_Recorded information_.
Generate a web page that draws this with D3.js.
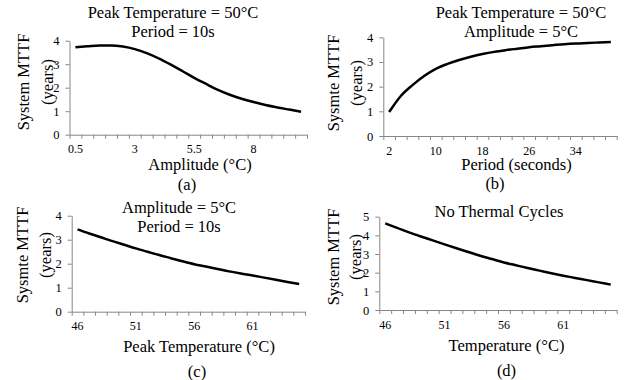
<!DOCTYPE html>
<html>
<head>
<meta charset="utf-8">
<script src="https://cdn.jsdelivr.net/npm/d3@7"></script>
<style>
  body { margin: 0; background: #fff; }
</style>
</head>
<body>
<div id="chart"></div>
<script>
// values
let amplitudes = [0.5, 1, 1.5, 2, 2.5, 3, 3.5, 4, 4.5, 5, 5.5, 6, 6.5, 7, 7.5, 8, 8.5, 9, 9.5, 10]
let mttfAmplitude = [3.72, 3.76, 3.80, 3.80, 3.75, 3.64, 3.47, 3.25, 2.99, 2.71, 2.42, 2.16, 1.91, 1.70, 1.53, 1.39, 1.26, 1.16, 1.07, 0.98]

let periods = [2, 4, 6, 8, 10, 12, 14, 16, 18, 20, 22, 24, 26, 28, 30, 32, 34, 36, 38, 40]
let mttfPeriod = [0.97, 1.62, 2.06, 2.43, 2.72, 2.92, 3.08, 3.21, 3.32, 3.41, 3.48, 3.54, 3.60, 3.64, 3.68, 3.72, 3.75, 3.77, 3.79, 3.81]

let peakTemps = [46, 47, 48, 49, 50, 51, 52, 53, 54, 55, 56, 57, 58, 59, 60, 61, 62, 63, 64, 65]
let mttfPeak = [3.43, 3.26, 3.10, 2.94, 2.79, 2.64, 2.50, 2.36, 2.23, 2.10, 1.98, 1.88, 1.78, 1.68, 1.59, 1.51, 1.42, 1.33, 1.24, 1.15]

let temps = [46, 47, 48, 49, 50, 51, 52, 53, 54, 55, 56, 57, 58, 59, 60, 61, 62, 63, 64, 65]
let mttfNoCycle = [4.64, 4.40, 4.16, 3.94, 3.73, 3.52, 3.31, 3.11, 2.91, 2.73, 2.55, 2.40, 2.25, 2.11, 1.97, 1.84, 1.72, 1.60, 1.48, 1.36]

let serif = '"Liberation Serif", "Times New Roman", serif'
let svgWidth = 630
let svgHeight = 380
let svg = d3.select('#chart').append('svg')
    .attr('width', svgWidth)
    .attr('height', svgHeight)

let panels = [
    {
        cats: amplitudes, vals: mttfAmplitude, ymax: 4, every: 5,
        left: 69.5, right: 307, top: 40.7, bottom: 134.7,
        title: ['Peak Temperature = 50°C', 'Period = 10s'], titleX: 173, titleY: 12,
        ylab: ['System MTTF', '(years)'], ylabX: [23, 47], ylabY: 82,
        xlab: 'Amplitude (°C)', xlabX: 200, xlabY: 164,
        tag: '(a)', tagX: 187, tagY: 184
    },
    {
        cats: periods, vals: mttfPeriod, ymax: 4, every: 4,
        left: 383.3, right: 616.7, top: 37.3, bottom: 136,
        title: ['Peak Temperature = 50°C', 'Amplitude = 5°C'], titleX: 521, titleY: 12,
        ylab: ['Sysmte MTTF', '(years)'], ylabX: [333, 356.5], ylabY: 83,
        xlab: 'Period (seconds)', xlabX: 516.5, xlabY: 164,
        tag: '(b)', tagX: 495, tagY: 183
    },
    {
        cats: peakTemps, vals: mttfPeak, ymax: 4, every: 5,
        left: 71.7, right: 305, top: 215.7, bottom: 311.7,
        title: ['Amplitude = 5°C', 'Period = 10s'], titleX: 179, titleY: 207,
        ylab: ['Sysmte MTTF', '(years)'], ylabX: [22, 45], ylabY: 255,
        xlab: 'Peak Temperature (°C)', xlabX: 199, xlabY: 346,
        tag: '(c)', tagX: 197, tagY: 371
    },
    {
        cats: temps, vals: mttfNoCycle, ymax: 5, every: 5,
        left: 379.3, right: 616.7, top: 216.7, bottom: 310,
        title: ['No Thermal Cycles'], titleX: 499, titleY: 211,
        ylab: ['System MTTF', '(years)'], ylabX: [333, 355], ylabY: 257,
        xlab: 'Temperature (°C)', xlabX: 506.5, xlabY: 345,
        tag: '(d)', tagX: 506.5, tagY: 370
    }
]

panels.forEach(p => drawPanel(p))

function addText(g, x, y, t, size) {
    return g.append('text')
        .attr('x', x)
        .attr('y', y)
        .attr('dy', '0.35em')
        .attr('text-anchor', 'middle')
        .style('font-family', serif)
        .style('font-size', size + 'px')
        .style('fill', '#000')
        .text(t)
}

function drawPanel(p) {
    let g = svg.append('g')
    let n = p.cats.length

    let x = d3.scaleBand()
        .domain(p.cats)
        .range([p.left, p.right])
        .padding(0)
    let xEdge = d3.scaleLinear()
        .domain([0, n])
        .range([p.left, p.right])
    let y = d3.scaleLinear()
        .domain([0, p.ymax])
        .range([p.bottom, p.top])

    // category boundary ticks
    let xt = g.append('g')
        .attr('transform', `translate(0, ${p.bottom})`)
        .call(d3.axisBottom(xEdge).tickValues(d3.range(0, n + 1)).tickSize(4).tickSizeOuter(0).tickFormat(''))
    xt.selectAll('.domain, .tick line').attr('stroke', '#868686')

    // category labels
    let labelCats = p.cats.filter((d, i) => i % p.every == 0)
    let lab = g.append('g')
        .attr('transform', `translate(0, ${p.bottom})`)
        .call(d3.axisBottom(x).tickValues(labelCats).tickSize(0).tickPadding(10))
    lab.select('.domain').remove()
    lab.selectAll('text')
        .style('font-family', serif)
        .style('font-size', '12px')
        .style('fill', '#000')

    let ya = g.append('g')
        .attr('transform', `translate(${p.left}, 0)`)
        .call(d3.axisLeft(y).ticks(p.ymax).tickSize(4).tickSizeOuter(0).tickPadding(6))
    ya.selectAll('.domain, .tick line').attr('stroke', '#868686')
    ya.selectAll('text')
        .style('font-family', serif)
        .style('font-size', '12.5px')
        .style('fill', '#000')

    let line = d3.line()
        .x((d, i) => x(p.cats[i]) + x.bandwidth() / 2)
        .y(d => y(d))
        .curve(d3.curveMonotoneX)

    g.append('path')
        .datum(p.vals)
        .attr('fill', 'none')
        .attr('stroke', '#000')
        .attr('stroke-width', 2.5)
        .attr('d', line)

    p.title.forEach((t, i) => addText(g, p.titleX, p.titleY + i * 19, t, 16.5))

    p.ylab.forEach((t, i) => {
        addText(g, 0, 0, t, 16.5)
            .attr('transform', `translate(${p.ylabX[i]}, ${p.ylabY}) rotate(-90)`)
    })

    addText(g, p.xlabX, p.xlabY, p.xlab, 16.5)
    addText(g, p.tagX, p.tagY, p.tag, 16.5)
}
</script>
</body>
</html>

_Set problem_.
From the opening line of the listing above through the line bearing "1.60, 1.48, 1.36]", repeat each line exactly. Drop every picture.

_Reply to the task_.
Generate a web page that draws this with D3.js.
<!DOCTYPE html>
<html>
<head>
<meta charset="utf-8">
<script src="https://cdn.jsdelivr.net/npm/d3@7"></script>
<style>
  body { margin: 0; background: #fff; }
</style>
</head>
<body>
<div id="chart"></div>
<script>
// values
let amplitudes = [0.5, 1, 1.5, 2, 2.5, 3, 3.5, 4, 4.5, 5, 5.5, 6, 6.5, 7, 7.5, 8, 8.5, 9, 9.5, 10]
let mttfAmplitude = [3.72, 3.76, 3.80, 3.80, 3.75, 3.64, 3.47, 3.25, 2.99, 2.71, 2.42, 2.16, 1.91, 1.70, 1.53, 1.39, 1.26, 1.16, 1.07, 0.98]

let periods = [2, 4, 6, 8, 10, 12, 14, 16, 18, 20, 22, 24, 26, 28, 30, 32, 34, 36, 38, 40]
let mttfPeriod = [0.97, 1.62, 2.06, 2.43, 2.72, 2.92, 3.08, 3.21, 3.32, 3.41, 3.48, 3.54, 3.60, 3.64, 3.68, 3.72, 3.75, 3.77, 3.79, 3.81]

let peakTemps = [46, 47, 48, 49, 50, 51, 52, 53, 54, 55, 56, 57, 58, 59, 60, 61, 62, 63, 64, 65]
let mttfPeak = [3.43, 3.26, 3.10, 2.94, 2.79, 2.64, 2.50, 2.36, 2.23, 2.10, 1.98, 1.88, 1.78, 1.68, 1.59, 1.51, 1.42, 1.33, 1.24, 1.15]

let temps = [46, 47, 48, 49, 50, 51, 52, 53, 54, 55, 56, 57, 58, 59, 60, 61, 62, 63, 64, 65]
let mttfNoCycle = [4.64, 4.40, 4.16, 3.94, 3.73, 3.52, 3.31, 3.11, 2.91, 2.73, 2.55, 2.40, 2.25, 2.11, 1.97, 1.84, 1.72, 1.60, 1.48, 1.36]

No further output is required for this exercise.